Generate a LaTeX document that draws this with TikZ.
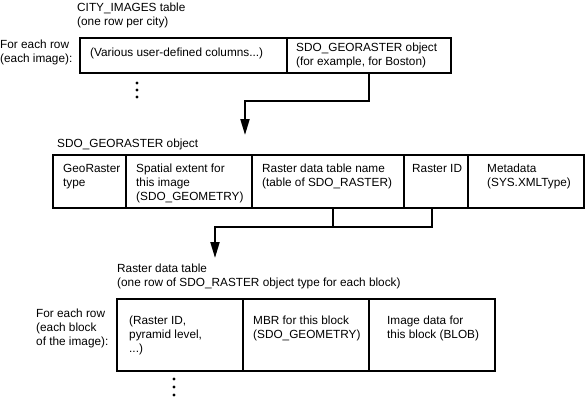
\documentclass[tikz,border=0pt]{standalone}
\usepackage{fontspec}
\setmainfont{Liberation Sans}
\usetikzlibrary{arrows.meta}
\newcommand{\lines}[1]{\begin{tabular}[t]{@{}l@{}}#1\end{tabular}}
\tikzset{
  cellbox/.style={draw, line width=2pt, rectangle, inner sep=0pt},
  lbl/.style={anchor=base west, inner sep=0pt, font=\fontsize{11.8}{14}\selectfont},
  conn/.style={line width=2pt, line join=miter},
  tip/.style={-{Triangle[length=16pt,width=9pt]}},
  dot/.style={circle, fill, inner sep=0pt, minimum size=3.2pt}
}
\begin{document}
\begin{tikzpicture}[x=1pt,y=-1pt]
\useasboundingbox (0,0) rectangle (586,400);
% ---------- CITY_IMAGES table ----------
\node[lbl] (t1a) at (77,11) {\lines{CITY\_IMAGES table\\(one row per city)}};
\node[lbl] (t1b) at (0,48) {\lines{For each row\\(each image):}};
\node[cellbox, minimum width=207pt, minimum height=35pt] (cv) at (183.5,55.5) {};
\node[cellbox, minimum width=164pt, minimum height=35pt] (cg) at (369,55.5) {};
\node[lbl] (cvt) at (90,56) {\lines{(Various user-defined columns...)}};
\node[lbl] (cgt) at (296,51) {\lines{SDO\_GEORASTER object\\(for example, for Boston)}};
\node[dot] (d1) at (137,83) {};
\node[dot] (d2) at (137,90) {};
\node[dot] (d3) at (137,97) {};
\coordinate (j1) at (245,101);
\coordinate (p1) at (245,135);
\draw[conn, tip] (cg.south) |- (j1) -- (p1);
% ---------- SDO_GEORASTER object ----------
\node[lbl] (t2a) at (57,147) {\lines{SDO\_GEORASTER object}};
\node[cellbox, minimum width=73pt, minimum height=53pt] (b1) at (89.5,181.5) {};
\node[cellbox, minimum width=126pt, minimum height=53pt] (b2) at (189,181.5) {};
\node[cellbox, minimum width=152pt, minimum height=53pt] (b3) at (328,181.5) {};
\node[cellbox, minimum width=64pt, minimum height=53pt] (b4) at (436,181.5) {};
\node[cellbox, minimum width=116pt, minimum height=53pt] (b5) at (526,181.5) {};
\node[lbl] (b1t) at (63,172) {\lines{GeoRaster\\type}};
\node[lbl] (b2t) at (136,172) {\lines{Spatial extent for\\this image\\(SDO\_GEOMETRY)}};
\node[lbl] (b3t) at (262,172) {\lines{Raster data table name\\(table of SDO\_RASTER)}};
\node[lbl] (b4t) at (412,172) {\lines{Raster ID}};
\node[lbl] (b5t) at (487,172) {\lines{Metadata\\(SYS.XMLType)}};
\coordinate (j2) at (432,227);
\coordinate (j3) at (215,227);
\coordinate (p2) at (215,258);
\draw[conn] ([xshift=5pt]b3.south) |- (j2);
\draw[conn, tip] ([xshift=-4pt]b4.south) |- (j3) -- (p2);
% ---------- Raster data table ----------
\node[lbl] (t3a) at (117,272) {\lines{Raster data table\\(one row of SDO\_RASTER object type for each block)}};
\node[lbl] (t3b) at (36,317) {\lines{For each row\\(each block\\of the image):}};
\node[cellbox, minimum width=126pt, minimum height=72pt] (r1) at (180,335) {};
\node[cellbox, minimum width=126pt, minimum height=72pt] (r2) at (306,335) {};
\node[cellbox, minimum width=126pt, minimum height=72pt] (r3) at (432,335) {};
\node[lbl] (r1t) at (129,324) {\lines{(Raster ID,\\pyramid level,\\...)}};
\node[lbl] (r2t) at (253,324) {\lines{MBR for this block\\(SDO\_GEOMETRY)}};
\node[lbl] (r3t) at (387,324) {\lines{Image data for\\this block (BLOB)}};
\node[dot] (e1) at (174,379) {};
\node[dot] (e2) at (174,387) {};
\node[dot] (e3) at (174,395) {};
\end{tikzpicture}
\end{document}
##############################
What is needed:
Transcribe the whole listing, character for character, but not its images.

Task result:
Generate a LaTeX document that draws this with TikZ.
\documentclass[tikz,border=0pt]{standalone}
\usepackage{fontspec}
\setmainfont{Liberation Sans}
\usetikzlibrary{arrows.meta}
\newcommand{\lines}[1]{\begin{tabular}[t]{@{}l@{}}#1\end{tabular}}
\tikzset{
  cellbox/.style={draw, line width=2pt, rectangle, inner sep=0pt},
  lbl/.style={anchor=base west, inner sep=0pt, font=\fontsize{11.8}{14}\selectfont},
  conn/.style={line width=2pt, line join=miter},
  tip/.style={-{Triangle[length=16pt,width=9pt]}},
  dot/.style={circle, fill, inner sep=0pt, minimum size=3.2pt}
}
\begin{document}
\begin{tikzpicture}[x=1pt,y=-1pt]
\useasboundingbox (0,0) rectangle (586,400);
% ---------- CITY_IMAGES table ----------
\node[lbl] (t1a) at (77,11) {\lines{CITY\_IMAGES table\\(one row per city)}};
\node[lbl] (t1b) at (0,48) {\lines{For each row\\(each image):}};
\node[cellbox, minimum width=207pt, minimum height=35pt] (cv) at (183.5,55.5) {};
\node[cellbox, minimum width=164pt, minimum height=35pt] (cg) at (369,55.5) {};
\node[lbl] (cvt) at (90,56) {\lines{(Various user-defined columns...)}};
\node[lbl] (cgt) at (296,51) {\lines{SDO\_GEORASTER object\\(for example, for Boston)}};
\node[dot] (d1) at (137,83) {};
\node[dot] (d2) at (137,90) {};
\node[dot] (d3) at (137,97) {};
\coordinate (j1) at (245,101);
\coordinate (p1) at (245,135);
\draw[conn, tip] (cg.south) |- (j1) -- (p1);
% ---------- SDO_GEORASTER object ----------
\node[lbl] (t2a) at (57,147) {\lines{SDO\_GEORASTER object}};
\node[cellbox, minimum width=73pt, minimum height=53pt] (b1) at (89.5,181.5) {};
\node[cellbox, minimum width=126pt, minimum height=53pt] (b2) at (189,181.5) {};
\node[cellbox, minimum width=152pt, minimum height=53pt] (b3) at (328,181.5) {};
\node[cellbox, minimum width=64pt, minimum height=53pt] (b4) at (436,181.5) {};
\node[cellbox, minimum width=116pt, minimum height=53pt] (b5) at (526,181.5) {};
\node[lbl] (b1t) at (63,172) {\lines{GeoRaster\\type}};
\node[lbl] (b2t) at (136,172) {\lines{Spatial extent for\\this image\\(SDO\_GEOMETRY)}};
\node[lbl] (b3t) at (262,172) {\lines{Raster data table name\\(table of SDO\_RASTER)}};
\node[lbl] (b4t) at (412,172) {\lines{Raster ID}};
\node[lbl] (b5t) at (487,172) {\lines{Metadata\\(SYS.XMLType)}};
\coordinate (j2) at (432,227);
\coordinate (j3) at (215,227);
\coordinate (p2) at (215,258);
\draw[conn] ([xshift=5pt]b3.south) |- (j2);
\draw[conn, tip] ([xshift=-4pt]b4.south) |- (j3) -- (p2);
% ---------- Raster data table ----------
\node[lbl] (t3a) at (117,272) {\lines{Raster data table\\(one row of SDO\_RASTER object type for each block)}};
\node[lbl] (t3b) at (36,317) {\lines{For each row\\(each block\\of the image):}};
\node[cellbox, minimum width=126pt, minimum height=72pt] (r1) at (180,335) {};
\node[cellbox, minimum width=126pt, minimum height=72pt] (r2) at (306,335) {};
\node[cellbox, minimum width=126pt, minimum height=72pt] (r3) at (432,335) {};
\node[lbl] (r1t) at (129,324) {\lines{(Raster ID,\\pyramid level,\\...)}};
\node[lbl] (r2t) at (253,324) {\lines{MBR for this block\\(SDO\_GEOMETRY)}};
\node[lbl] (r3t) at (387,324) {\lines{Image data for\\this block (BLOB)}};
\node[dot] (e1) at (174,379) {};
\node[dot] (e2) at (174,387) {};
\node[dot] (e3) at (174,395) {};
\end{tikzpicture}
\end{document}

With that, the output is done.